Work to do
Write out the listing, please, but only from its first line through the line containing "minimum width=150pt, minimum", exactly as given and without pictures.

Data section
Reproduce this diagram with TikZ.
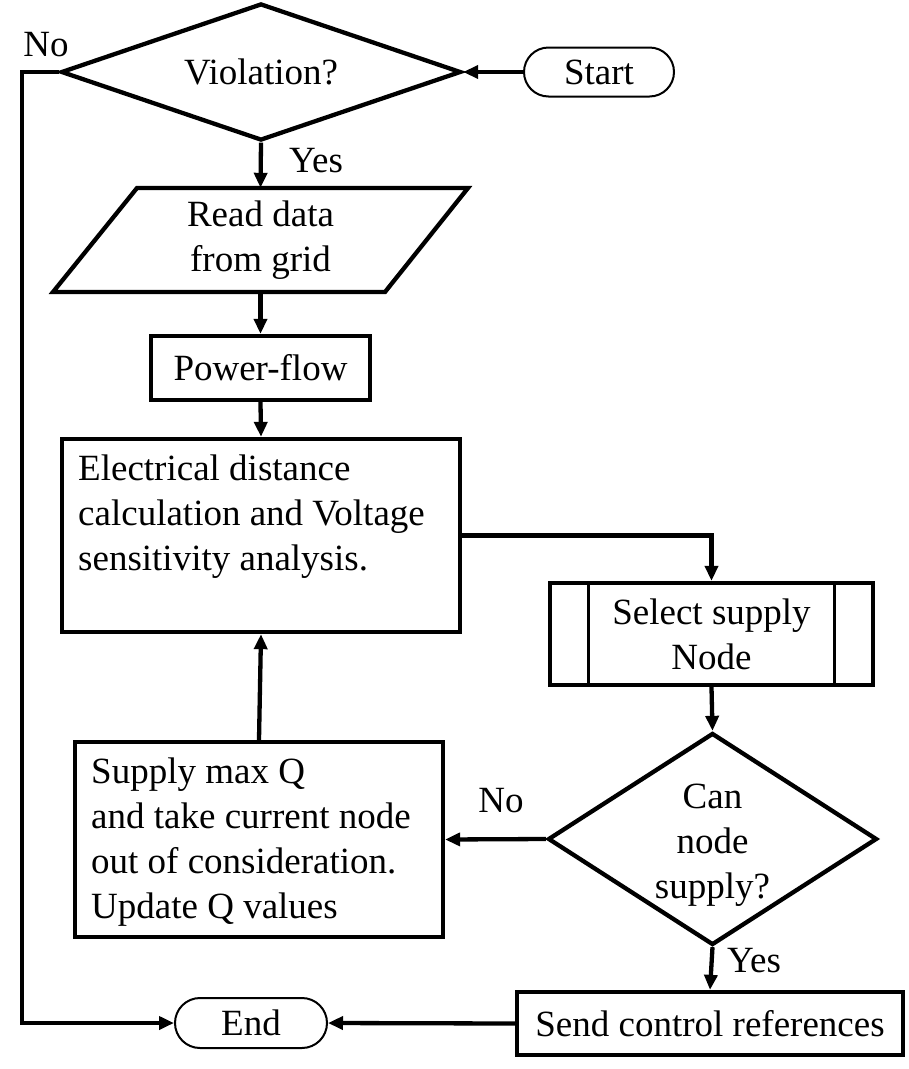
\documentclass[tikz,border=0pt]{standalone}
\usepackage{fontspec}
\setmainfont{Liberation Serif}
\usetikzlibrary{arrows.meta,shapes.geometric,shapes.misc,calc}
\begin{document}
\begin{tikzpicture}[x=1pt,y=-1pt,
  every node/.style={font=\fontsize{37}{45}\selectfont, inner sep=0pt},
  box/.style={draw, line width=4.3pt, rectangle},
  dia/.style={draw, line width=4.3pt, diamond},
  term/.style={draw, line width=2pt, rounded rectangle},
  conn/.style={line width=4.3pt, -{Triangle[length=15pt,width=13pt]}}]
\useasboundingbox[fill=white] (0,0) rectangle (909,1069);

% shapes
\node[dia, minimum width=400pt, minimum height=137pt] (viol) at (261,72) {};
\node (violtxt) at (viol) {Violation?};
\node[term, minimum width=150pt, minimum height=49pt] (start) at (599,72) {Start};

\node[minimum width=415pt, minimum height=104pt] (read) at (260.5,240) {};
\draw[line width=4.3pt, line join=miter] (137,188) -- (468,188) -- (385,292) -- (53,292) -- cycle;
\node[align=center] (readtxt) at (read) {Read data\\from grid};

\node[box, minimum width=219pt, minimum height=64pt] (pf) at (260.5,368) {Power-flow};

\node[box, minimum width=398pt, minimum height=193pt] (elec) at (261,535.5) {};
\node[align=left, anchor=base west] (electxt) at (78,570) {Electrical distance\\calculation and Voltage\\sensitivity analysis.};

\node[box, minimum width=323pt, minimum height=102pt] (sel) at (711.5,634) {};
\draw[line width=3pt] ($(sel.north west)+(41,2)$) -- ($(sel.south west)+(41,-2)$);
\draw[line width=3pt] ($(sel.north east)+(-41,2)$) -- ($(sel.south east)+(-41,-2)$);
\node[align=center] (seltxt) at (sel) {Select supply\\Node};

\node[dia, minimum width=329pt, minimum height=212pt] (can) at (712.5,839) {};
\node[align=center] (cantxt) at (712.5,845) {Can\\node\\supply?};

\node[box, minimum width=368pt, minimum height=195pt] (sup) at (259,839.5) {};
\node[align=left, anchor=base west] (suptxt) at (91,918) {Supply max Q\\and take current node\\out of consideration.\\Update Q values};

\node[box, minimum width=386pt, minimum height=63pt] (send) at (710,1023.5) {Send control references};
\node[term, minimum width=152pt, minimum height=50pt] (end) at (251,1023) {End};

% connectors
\coordinate (nocorner) at (22,72);
\draw[conn] (start.west) -- (viol.east);
\draw[conn] (viol.west) -- (nocorner) |- (end.west);
\draw[conn] (viol.south) -- (read.north);
\draw[conn] (read.south) -- (pf.north);
\draw[conn] (pf.south) -- (elec.north);
\draw[conn] (elec.east) -| (sel.north);
\draw[conn] (sel.south) -- (can.north);
\draw[conn] (can.west) -- (sup.east);
\draw[conn] (sup.north) -- (elec.south);
\draw[conn] (can.south) -- (send.north);
\draw[conn] (send.west) -- (end.east);

% labels
\node (lno1) at (46,45) {No};
\node (lyes1) at (316,161) {Yes};
\node (lno2) at (501,801) {No};
\node (lyes2) at (754,961) {Yes};
\end{tikzpicture}
\end{document}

Finished answer
Reproduce this diagram with TikZ.
\documentclass[tikz,border=0pt]{standalone}
\usepackage{fontspec}
\setmainfont{Liberation Serif}
\usetikzlibrary{arrows.meta,shapes.geometric,shapes.misc,calc}
\begin{document}
\begin{tikzpicture}[x=1pt,y=-1pt,
  every node/.style={font=\fontsize{37}{45}\selectfont, inner sep=0pt},
  box/.style={draw, line width=4.3pt, rectangle},
  dia/.style={draw, line width=4.3pt, diamond},
  term/.style={draw, line width=2pt, rounded rectangle},
  conn/.style={line width=4.3pt, -{Triangle[length=15pt,width=13pt]}}]
\useasboundingbox[fill=white] (0,0) rectangle (909,1069);

% shapes
\node[dia, minimum width=400pt, minimum height=137pt] (viol) at (261,72) {};
\node (violtxt) at (viol) {Violation?};
\node[term, minimum width=150pt, minimum height=49pt] (start) at (599,72) {Start};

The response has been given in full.